Interestingly, node_distance() is an arch-specific function. Generic
implementation is quite useless:

 #define node_distance(from,to)  ((from) == (to) ? LOCAL_DISTANCE : REMOTE_DISTANCE)

Particularly, arm64 takes the above. With node_distance() implemented
like that, we can barely test something...

Taking that into the account, I think it's better to test iterator against
cpumask_local_spread(), like in v2. I'll add a comment about that in v3.

> +
> +			expect_ge_uint(dist, prev_dist);
> +			prev_dist = dist;
> +		}
> +
>  		rcu_read_unlock();
>  	}
>  }

Re: [PATCH v2 7/8] lib: add test for for_each_numa_{cpu,hop_mask}()

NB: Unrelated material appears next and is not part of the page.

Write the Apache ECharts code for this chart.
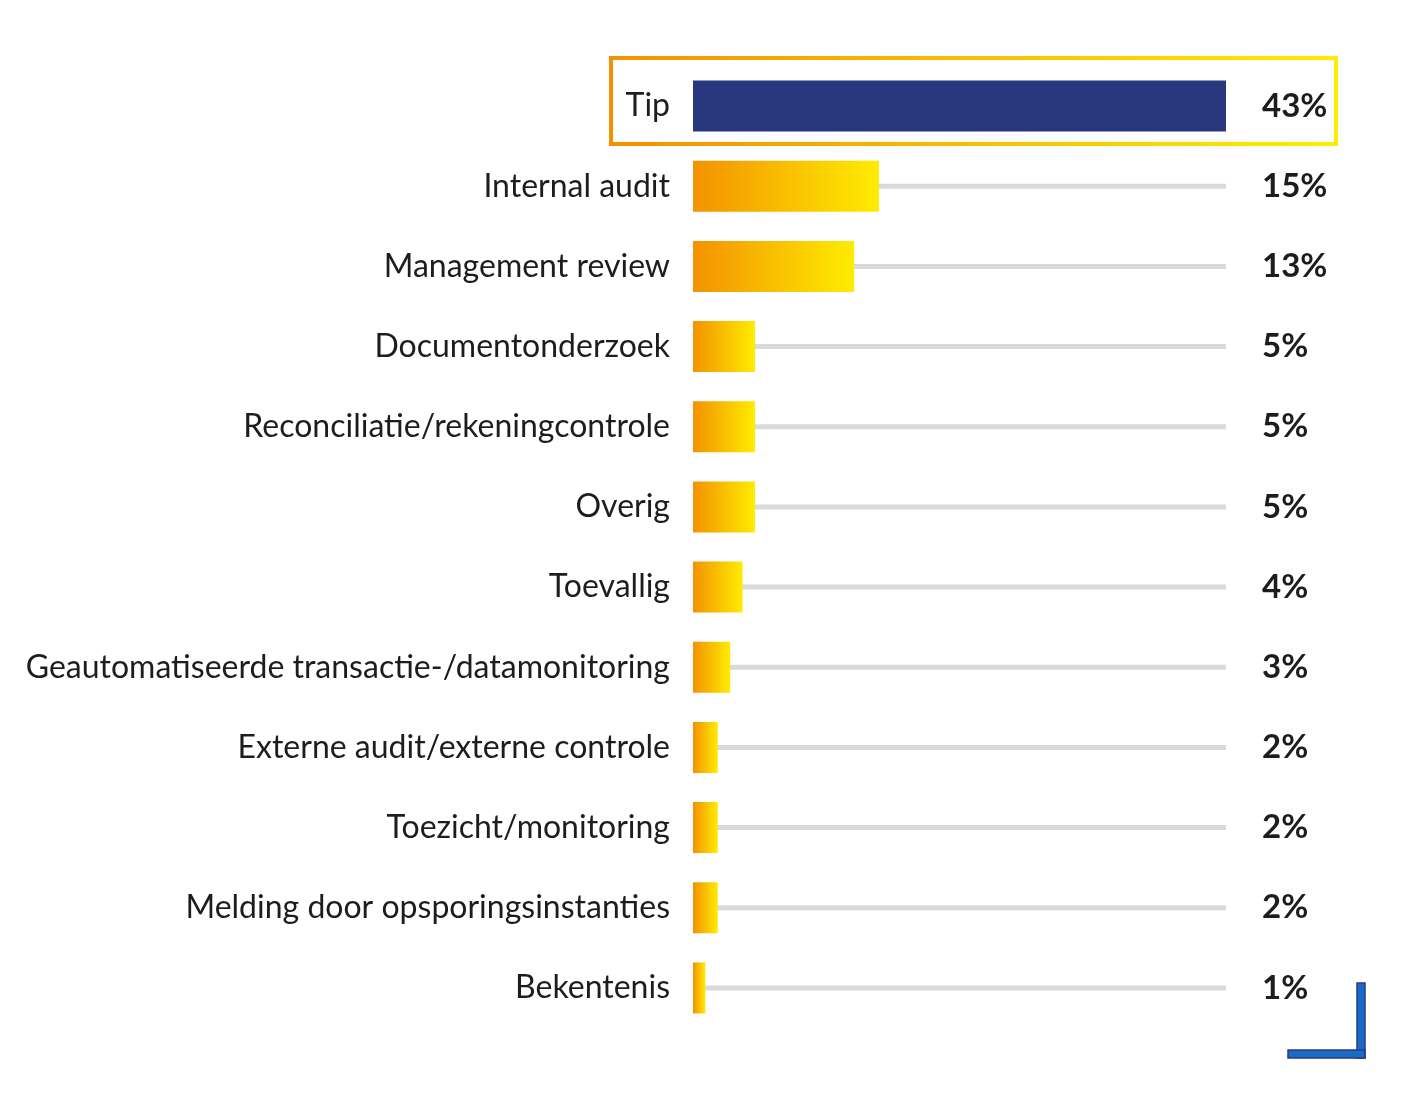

Posted by Valentin Schneider 2 years, 9 months ago

On 26/04/23 13:51, Yury Norov wrote:
>> I realized I only wrote half the relevant code - comparing node IDs is
>> meaningless, I meant to compare distances as we walk through the
>> CPUs... I tested the below against a few NUMA topologies and it seems to be
>> sane:
>> 
>> @@ -756,12 +773,23 @@ static void __init test_for_each_numa(void)
>>  {
>>  	unsigned int cpu, node;
>>  
>> -	for (node = 0; node < sched_domains_numa_levels; node++) {
>> -		unsigned int hop, c = 0;
>> +	for_each_node(node) {
>> +		unsigned int start_cpu, prev_dist, hop = 0;
>> +
>> +		cpu = cpumask_first(cpumask_of_node(node));
>> +		prev_dist = node_distance(node, node);
>> +		start_cpu = cpu;
>>  
>>  		rcu_read_lock();
>> -		for_each_numa_cpu(cpu, hop, node, cpu_online_mask)
>> -			expect_eq_uint(cpumask_local_spread(c++, node), cpu);
>> +
>> +		/* Assert distance is monotonically increasing */
>> +		for_each_numa_cpu(cpu, hop, node, cpu_online_mask) {
>> +			unsigned int dist = node_distance(cpu_to_node(cpu), cpu_to_node(start_cpu));
>
> Interestingly, node_distance() is an arch-specific function. Generic
> implementation is quite useless:
>
>  #define node_distance(from,to)  ((from) == (to) ? LOCAL_DISTANCE : REMOTE_DISTANCE)
>
> Particularly, arm64 takes the above. With node_distance() implemented
> like that, we can barely test something...
>

riscv and arm64 rely on drivers/base/arch_numa.c to provide
__node_distance() (cf. CONFIG_GENERIC_ARCH_NUMA).

x86, sparc, powerpc and ia64 define __node_distance()
loongarch and mips define their own node_distance().

So all of those archs will have a usable node_distance(), the others won't
and that means the scheduler can't do anything about it - the scheduler
relies on node_distance() to understand the topolgoy!